▶ EXERCISE DETAILS: Return all of the data exactly, with nothing left out but the pictures.

▶ DATASET CONTENT:
____________________

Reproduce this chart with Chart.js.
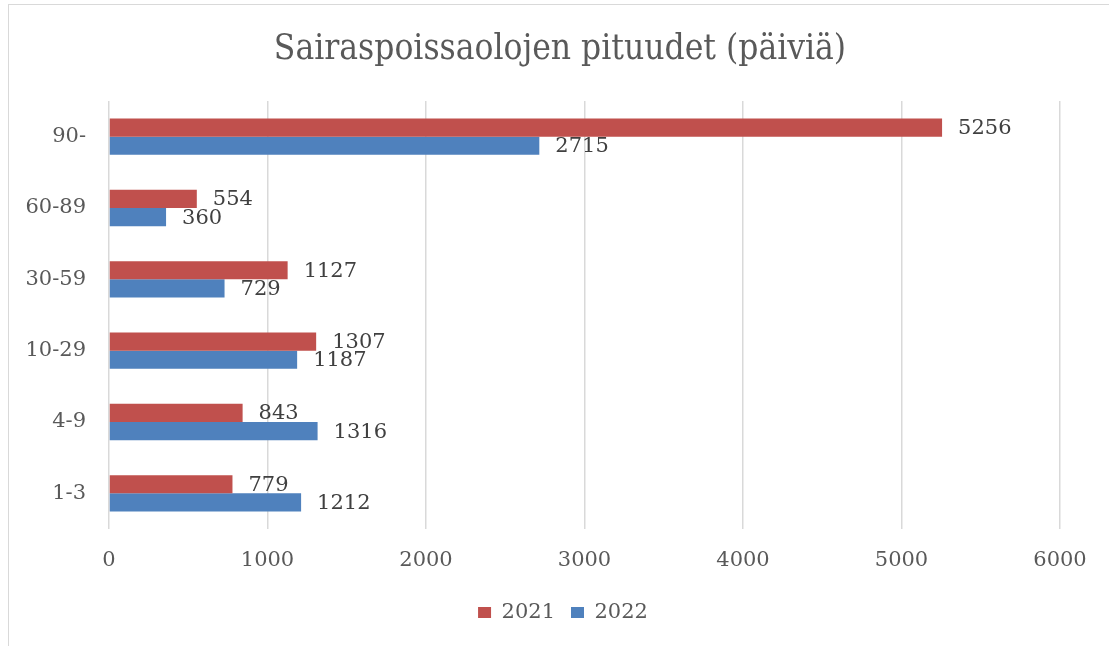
<!DOCTYPE html>
<html>
<head>
<meta charset="utf-8">
<script src="https://cdn.jsdelivr.net/npm/chart.js@4/dist/chart.umd.min.js"></script>
<style>
  html, body { margin: 0; padding: 0; background: #fff; }
  #wrap { position: relative; width: 1109px; height: 646px; }
  #frame { position: absolute; left: 8px; top: 4px; right: 0; bottom: 0;
           border-left: 1.5px solid #d9d9d9; border-top: 1.5px solid #d9d9d9; }
  #chart { position: absolute; left: 0; top: 0; }
</style>
</head>
<body>
<div id="wrap">
  <div id="frame"></div>
  <canvas id="chart" width="1109" height="646"></canvas>
</div>
<script>
// kategoriat ylhäältä alas
const kategoriat = ["90-", "60-89", "30-59", "10-29", "4-9", "1-3"];
const arvot2021 = [5256, 554, 1127, 1307, 843, 779];
const arvot2022 = [2715, 360, 729, 1187, 1316, 1212];
const xTicks = [0, 1000, 2000, 3000, 4000, 5000, 6000];

const fontti = "'DejaVu Serif', 'Liberation Serif', serif";
const otsikkoFontti = "'DejaVu Serif Condensed', 'DejaVu Serif', serif";

// arvot palkkien perään
const arvoTekstit = {
  id: "arvoTekstit",
  afterDatasetsDraw(chart) {
    const ctx = chart.ctx;
    ctx.save();
    ctx.font = "21px " + fontti;
    ctx.fillStyle = "#404040";
    ctx.textAlign = "left";
    ctx.textBaseline = "middle";
    chart.data.datasets.forEach((ds, i) => {
      const meta = chart.getDatasetMeta(i);
      meta.data.forEach((bar, j) => {
        ctx.fillText(String(ds.data[j]), bar.x + 16, bar.y + 1);
      });
    });
    ctx.restore();
  }
};

// otsikko ja selite hieman oikealle, kuten alkuperäisessä
const siirto = {
  id: "siirto",
  afterLayout(chart) {
    if (chart.titleBlock) { chart.titleBlock.left += 30; chart.titleBlock.right += 30; }
    if (chart.legend) { chart.legend.left += 33; chart.legend.right += 33; }
  }
};

new Chart(document.getElementById("chart").getContext("2d"), {
  type: "bar",
  data: {
    labels: kategoriat,
    datasets: [
      { label: "2021", data: arvot2021, backgroundColor: "#C0504D", borderColor: "#C0504D" },
      { label: "2022", data: arvot2022, backgroundColor: "#4F81BD", borderColor: "#4F81BD" }
    ]
  },
  options: {
    indexAxis: "y",
    responsive: false,
    animation: false,
    categoryPercentage: 0.51,
    barPercentage: 1,
    layout: { padding: { left: 0, right: 49, top: 0, bottom: 13 } },
    plugins: {
      title: {
        display: true,
        text: "Sairaspoissaolojen pituudet (päiviä)",
        color: "#595959",
        font: { family: otsikkoFontti, size: 35, weight: "normal", lineHeight: 1.2 },
        padding: { top: 29, bottom: 30 }
      },
      legend: {
        position: "bottom",
        labels: {
          color: "#595959",
          font: { family: fontti, size: 21 },
          boxWidth: 13,
          boxHeight: 11,
          padding: 16
        }
      },
      tooltip: { enabled: false }
    },
    scales: {
      x: {
        min: 0,
        max: 6000,
        afterBuildTicks(scale) { scale.ticks = xTicks.map(v => ({ value: v })); },
        afterFit(scale) { scale.height = 57; },
        grid: { color: "#d9d9d9", lineWidth: 1.5, drawTicks: false },
        border: { display: false },
        ticks: {
          color: "#595959",
          font: { family: fontti, size: 21 },
          padding: 19,
          callback: v => String(v)
        }
      },
      y: {
        afterFit(scale) { scale.width = 109; },
        grid: { display: false, drawTicks: false },
        border: { display: false },
        ticks: { color: "#595959", font: { family: fontti, size: 21 }, padding: 23 }
      }
    }
  },
  plugins: [arvoTekstit, siirto]
});
</script>
</body>
</html>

____________________

▶ ANSWER BELOW:
Reproduce this chart with Chart.js.
<!DOCTYPE html>
<html>
<head>
<meta charset="utf-8">
<script src="https://cdn.jsdelivr.net/npm/chart.js@4/dist/chart.umd.min.js"></script>
<style>
  html, body { margin: 0; padding: 0; background: #fff; }
  #wrap { position: relative; width: 1109px; height: 646px; }
  #frame { position: absolute; left: 8px; top: 4px; right: 0; bottom: 0;
           border-left: 1.5px solid #d9d9d9; border-top: 1.5px solid #d9d9d9; }
  #chart { position: absolute; left: 0; top: 0; }
</style>
</head>
<body>
<div id="wrap">
  <div id="frame"></div>
  <canvas id="chart" width="1109" height="646"></canvas>
</div>
<script>
// kategoriat ylhäältä alas
const kategoriat = ["90-", "60-89", "30-59", "10-29", "4-9", "1-3"];
const arvot2021 = [5256, 554, 1127, 1307, 843, 779];
const arvot2022 = [2715, 360, 729, 1187, 1316, 1212];
const xTicks = [0, 1000, 2000, 3000, 4000, 5000, 6000];

const fontti = "'DejaVu Serif', 'Liberation Serif', serif";
const otsikkoFontti = "'DejaVu Serif Condensed', 'DejaVu Serif', serif";

// arvot palkkien perään
const arvoTekstit = {
  id: "arvoTekstit",
  afterDatasetsDraw(chart) {
    const ctx = chart.ctx;
    ctx.save();
    ctx.font = "21px " + fontti;
    ctx.fillStyle = "#404040";
    ctx.textAlign = "left";
    ctx.textBaseline = "middle";
    chart.data.datasets.forEach((ds, i) => {
      const meta = chart.getDatasetMeta(i);
      meta.data.forEach((bar, j) => {
        ctx.fillText(String(ds.data[j]), bar.x + 16, bar.y + 1);
      });
    });
    ctx.restore();
  }
};

// otsikko ja selite hieman oikealle, kuten alkuperäisessä
const siirto = {
  id: "siirto",
  afterLayout(chart) {
    if (chart.titleBlock) { chart.titleBlock.left += 30; chart.titleBlock.right += 30; }
    if (chart.legend) { chart.legend.left += 33; chart.legend.right += 33; }
  }
};

new Chart(document.getElementById("chart").getContext("2d"), {
  type: "bar",
  data: {
    labels: kategoriat,
    datasets: [
      { label: "2021", data: arvot2021, backgroundColor: "#C0504D", borderColor: "#C0504D" },
      { label: "2022", data: arvot2022, backgroundColor: "#4F81BD", borderColor: "#4F81BD" }
    ]
  },
  options: {
    indexAxis: "y",
    responsive: false,
    animation: false,
    categoryPercentage: 0.51,
    barPercentage: 1,
    layout: { padding: { left: 0, right: 49, top: 0, bottom: 13 } },
    plugins: {
      title: {
        display: true,
        text: "Sairaspoissaolojen pituudet (päiviä)",
        color: "#595959",
        font: { family: otsikkoFontti, size: 35, weight: "normal", lineHeight: 1.2 },
        padding: { top: 29, bottom: 30 }
      },
      legend: {
        position: "bottom",
        labels: {
          color: "#595959",
          font: { family: fontti, size: 21 },
          boxWidth: 13,
          boxHeight: 11,
          padding: 16
        }
      },
      tooltip: { enabled: false }
    },
    scales: {
      x: {
        min: 0,
        max: 6000,
        afterBuildTicks(scale) { scale.ticks = xTicks.map(v => ({ value: v })); },
        afterFit(scale) { scale.height = 57; },
        grid: { color: "#d9d9d9", lineWidth: 1.5, drawTicks: false },
        border: { display: false },
        ticks: {
          color: "#595959",
          font: { family: fontti, size: 21 },
          padding: 19,
          callback: v => String(v)
        }
      },
      y: {
        afterFit(scale) { scale.width = 109; },
        grid: { display: false, drawTicks: false },
        border: { display: false },
        ticks: { color: "#595959", font: { family: fontti, size: 21 }, padding: 23 }
      }
    }
  },
  plugins: [arvoTekstit, siirto]
});
</script>
</body>
</html>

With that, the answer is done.